___ Records provided ___
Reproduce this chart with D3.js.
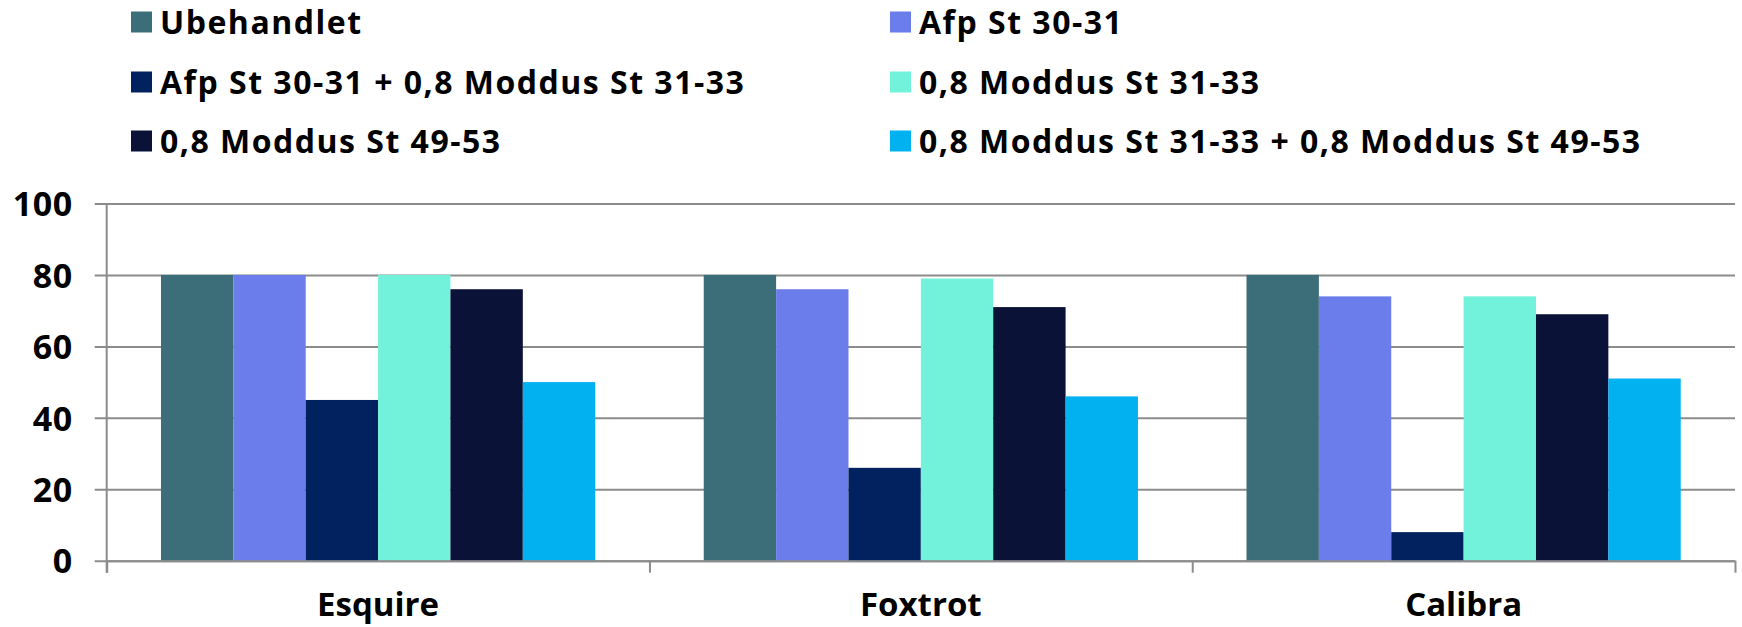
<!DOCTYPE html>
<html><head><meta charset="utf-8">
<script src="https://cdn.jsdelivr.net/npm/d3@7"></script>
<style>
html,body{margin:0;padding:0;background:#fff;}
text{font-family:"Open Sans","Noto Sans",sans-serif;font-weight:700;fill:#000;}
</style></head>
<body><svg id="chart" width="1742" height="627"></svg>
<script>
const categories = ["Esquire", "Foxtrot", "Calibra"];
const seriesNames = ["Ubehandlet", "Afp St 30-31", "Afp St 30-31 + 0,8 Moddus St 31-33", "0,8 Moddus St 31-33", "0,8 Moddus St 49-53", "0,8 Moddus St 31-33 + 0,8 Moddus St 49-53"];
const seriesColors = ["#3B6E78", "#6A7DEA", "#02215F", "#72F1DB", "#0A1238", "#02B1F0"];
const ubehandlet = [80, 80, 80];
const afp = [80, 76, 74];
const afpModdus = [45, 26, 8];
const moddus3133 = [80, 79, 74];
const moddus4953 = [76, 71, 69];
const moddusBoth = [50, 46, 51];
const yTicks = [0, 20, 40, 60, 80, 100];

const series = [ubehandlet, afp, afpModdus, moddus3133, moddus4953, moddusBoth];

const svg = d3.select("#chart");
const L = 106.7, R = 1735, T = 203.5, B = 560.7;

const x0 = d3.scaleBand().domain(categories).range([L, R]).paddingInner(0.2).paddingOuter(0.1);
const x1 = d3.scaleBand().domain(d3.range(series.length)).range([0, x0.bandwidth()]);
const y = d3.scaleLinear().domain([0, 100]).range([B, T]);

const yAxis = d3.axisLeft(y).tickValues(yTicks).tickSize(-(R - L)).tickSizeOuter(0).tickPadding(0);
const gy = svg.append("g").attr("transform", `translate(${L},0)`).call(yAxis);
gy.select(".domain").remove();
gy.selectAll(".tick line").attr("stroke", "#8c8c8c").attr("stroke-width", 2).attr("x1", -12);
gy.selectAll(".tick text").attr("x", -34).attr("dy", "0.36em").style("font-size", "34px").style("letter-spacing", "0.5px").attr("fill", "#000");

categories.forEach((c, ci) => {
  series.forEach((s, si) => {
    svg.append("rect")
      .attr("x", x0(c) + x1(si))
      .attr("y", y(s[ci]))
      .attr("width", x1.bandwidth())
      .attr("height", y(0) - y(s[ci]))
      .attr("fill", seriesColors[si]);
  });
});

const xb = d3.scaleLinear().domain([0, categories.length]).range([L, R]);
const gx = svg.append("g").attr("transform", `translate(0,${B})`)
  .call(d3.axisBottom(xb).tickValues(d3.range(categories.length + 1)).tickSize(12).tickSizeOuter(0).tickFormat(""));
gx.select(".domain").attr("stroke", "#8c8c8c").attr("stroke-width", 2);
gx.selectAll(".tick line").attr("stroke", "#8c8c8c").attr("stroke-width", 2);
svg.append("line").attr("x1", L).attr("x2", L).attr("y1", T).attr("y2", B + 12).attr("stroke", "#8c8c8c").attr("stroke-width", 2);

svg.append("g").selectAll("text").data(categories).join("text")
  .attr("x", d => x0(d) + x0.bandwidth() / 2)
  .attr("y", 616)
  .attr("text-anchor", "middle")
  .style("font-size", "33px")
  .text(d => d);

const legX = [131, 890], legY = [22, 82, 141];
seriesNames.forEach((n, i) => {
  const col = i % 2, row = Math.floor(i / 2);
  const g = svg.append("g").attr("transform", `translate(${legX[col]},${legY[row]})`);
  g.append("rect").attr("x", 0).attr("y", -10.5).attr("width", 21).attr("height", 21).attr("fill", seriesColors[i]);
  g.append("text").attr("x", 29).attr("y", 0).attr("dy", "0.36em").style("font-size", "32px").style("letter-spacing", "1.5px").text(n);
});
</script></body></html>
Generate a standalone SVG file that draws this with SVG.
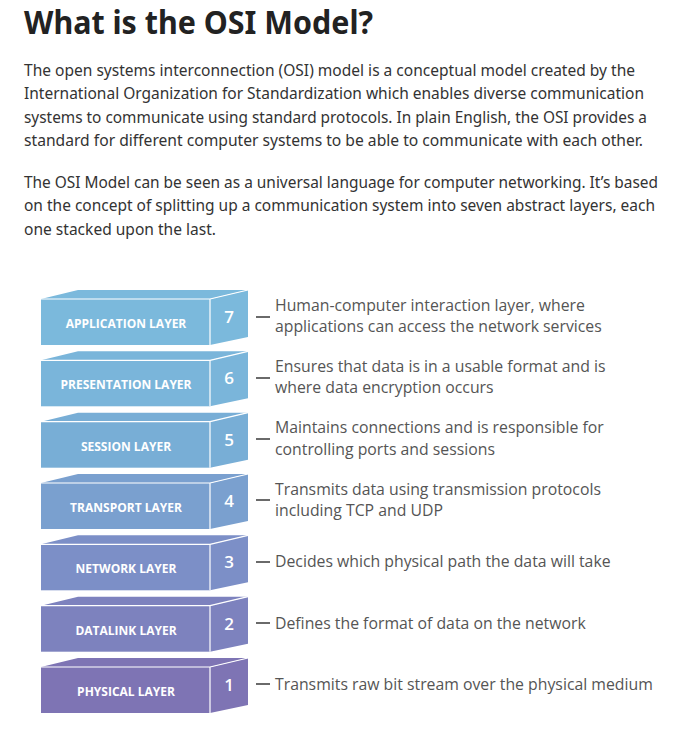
___
_What to work on_
Reproduce the material word for word. Any pictures should be left out of the copy.

_Exercise result_
Reproduce this chart with D3.js.
<!DOCTYPE html>
<html><head><meta charset="utf-8">
<script src="https://cdn.jsdelivr.net/npm/d3@7"></script>
<style>
html,body{margin:0;padding:0;background:#fff;}
text{font-family:"Open Sans","Noto Sans",sans-serif;font-weight:700;fill:#000;}
</style></head>
<body><svg id="chart" width="1742" height="627"></svg>
<script>
const categories = ["Esquire", "Foxtrot", "Calibra"];
const seriesNames = ["Ubehandlet", "Afp St 30-31", "Afp St 30-31 + 0,8 Moddus St 31-33", "0,8 Moddus St 31-33", "0,8 Moddus St 49-53", "0,8 Moddus St 31-33 + 0,8 Moddus St 49-53"];
const seriesColors = ["#3B6E78", "#6A7DEA", "#02215F", "#72F1DB", "#0A1238", "#02B1F0"];
const ubehandlet = [80, 80, 80];
const afp = [80, 76, 74];
const afpModdus = [45, 26, 8];
const moddus3133 = [80, 79, 74];
const moddus4953 = [76, 71, 69];
const moddusBoth = [50, 46, 51];
const yTicks = [0, 20, 40, 60, 80, 100];

const series = [ubehandlet, afp, afpModdus, moddus3133, moddus4953, moddusBoth];

const svg = d3.select("#chart");
const L = 106.7, R = 1735, T = 203.5, B = 560.7;

const x0 = d3.scaleBand().domain(categories).range([L, R]).paddingInner(0.2).paddingOuter(0.1);
const x1 = d3.scaleBand().domain(d3.range(series.length)).range([0, x0.bandwidth()]);
const y = d3.scaleLinear().domain([0, 100]).range([B, T]);

const yAxis = d3.axisLeft(y).tickValues(yTicks).tickSize(-(R - L)).tickSizeOuter(0).tickPadding(0);
const gy = svg.append("g").attr("transform", `translate(${L},0)`).call(yAxis);
gy.select(".domain").remove();
gy.selectAll(".tick line").attr("stroke", "#8c8c8c").attr("stroke-width", 2).attr("x1", -12);
gy.selectAll(".tick text").attr("x", -34).attr("dy", "0.36em").style("font-size", "34px").style("letter-spacing", "0.5px").attr("fill", "#000");

categories.forEach((c, ci) => {
  series.forEach((s, si) => {
    svg.append("rect")
      .attr("x", x0(c) + x1(si))
      .attr("y", y(s[ci]))
      .attr("width", x1.bandwidth())
      .attr("height", y(0) - y(s[ci]))
      .attr("fill", seriesColors[si]);
  });
});

const xb = d3.scaleLinear().domain([0, categories.length]).range([L, R]);
const gx = svg.append("g").attr("transform", `translate(0,${B})`)
  .call(d3.axisBottom(xb).tickValues(d3.range(categories.length + 1)).tickSize(12).tickSizeOuter(0).tickFormat(""));
gx.select(".domain").attr("stroke", "#8c8c8c").attr("stroke-width", 2);
gx.selectAll(".tick line").attr("stroke", "#8c8c8c").attr("stroke-width", 2);
svg.append("line").attr("x1", L).attr("x2", L).attr("y1", T).attr("y2", B + 12).attr("stroke", "#8c8c8c").attr("stroke-width", 2);

svg.append("g").selectAll("text").data(categories).join("text")
  .attr("x", d => x0(d) + x0.bandwidth() / 2)
  .attr("y", 616)
  .attr("text-anchor", "middle")
  .style("font-size", "33px")
  .text(d => d);

const legX = [131, 890], legY = [22, 82, 141];
seriesNames.forEach((n, i) => {
  const col = i % 2, row = Math.floor(i / 2);
  const g = svg.append("g").attr("transform", `translate(${legX[col]},${legY[row]})`);
  g.append("rect").attr("x", 0).attr("y", -10.5).attr("width", 21).attr("height", 21).attr("fill", seriesColors[i]);
  g.append("text").attr("x", 29).attr("y", 0).attr("dy", "0.36em").style("font-size", "32px").style("letter-spacing", "1.5px").text(n);
});
</script></body></html>
Generate a standalone SVG file that draws this with SVG.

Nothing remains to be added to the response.